KAPCO reported gross losses for two consecutive quarters due to the non-recognition of capacity payments

AHL Research has published a report on Kot Addu Power Company Limited’s analyst briefing, highlighting its key takeaways. 
  • KAPCO management held an analyst briefing today to discuss FY25 financial performance and the outlook.
  • In 2025, the power purchaser signed a new Tripartite Power Purchase Agreement (TPPA) for 495 MW with a three-year term. The company met all TPPA requirements by Sep’25, and NEPRA issued the tariff on September 22. However, the TPPA is currently suspended due to regulatory issues. The company has filed a review petition with NEPRA and remains optimistic for a positive outcome, enabling the plant’s inclusion in the national power system for the next three years.
  • KAPCO reported gross losses for two consecutive quarters due to the non-recognition of capacity payments before achieving COD on September 13, 2025. Post-COD, revenue included capacity charges, resulting in PKR 168mn in capacity payment under the PPA just for the 17 day period.

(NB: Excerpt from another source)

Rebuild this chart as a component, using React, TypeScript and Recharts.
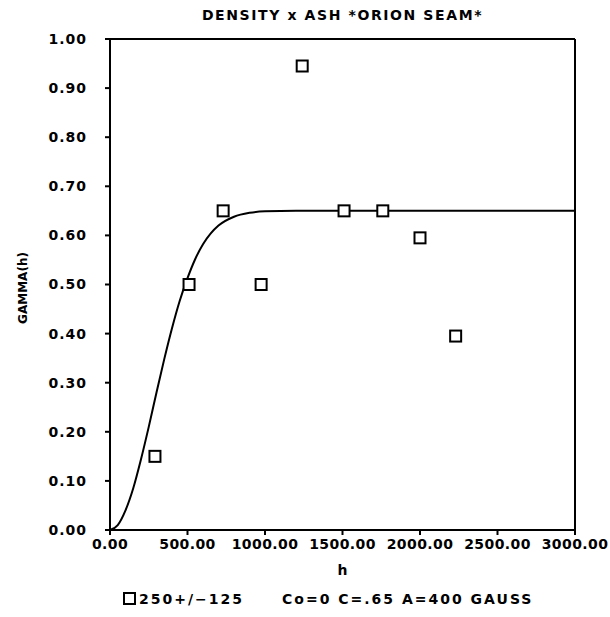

During June to August, CPPA-G had only issued pre-COD purchase instructions.
  • The ROE has been fixed at 25% of the load factor, with any additional ROE contingent on the dispatch factor. If the plant operates at up to 25% dispatch during the year, the company will still receive a 25% ROE. Beyond this level, additional returns will apply. Furthermore, any savings in O&M costs will be shared equally (50:50) between the company and the power purchaser.
  • Energy Block 3 (GT-3 & GT-4) has been sold for PKR 800mn. Management expects the dismantling and scrapping to be completed by Feb’26.
  • KAPCO, in collaboration with Fauji Foundation, has submitted a joint bid to acquire 84.06% shares of Attock Cement Pakistan Ltd., with each partner holding 42.03%. The management sees strong operational and strategic synergies with Fauji Foundation, aligning with the board’s decision to diversify into new sectors, starting with cement. Further details regarding the bid will be shared once a response is received from the seller.
  • Additionally, the company submitted two bids (150MW and 120MW) for K-Electric’s system requirements, emerging as the lowest bidder. However, the final tariff approval from NEPRA is still pending. Once approved, the company plans to proceed with the investment.
  • The value of the switchyard will be determined by a third-party assessment to be agreed upon between KAPCO and the National Grid Company (NGC) at the TPPA end in 2028. Discussions are still pending, and no value has been finalized yet.
  • For the period when the PPA was not operational, KAPCO invoiced NEPRA for the use of the switchyard facility. However, NEPRA rejected the invoice. KAPCO has filed a petition and is hopeful for a positive outcome.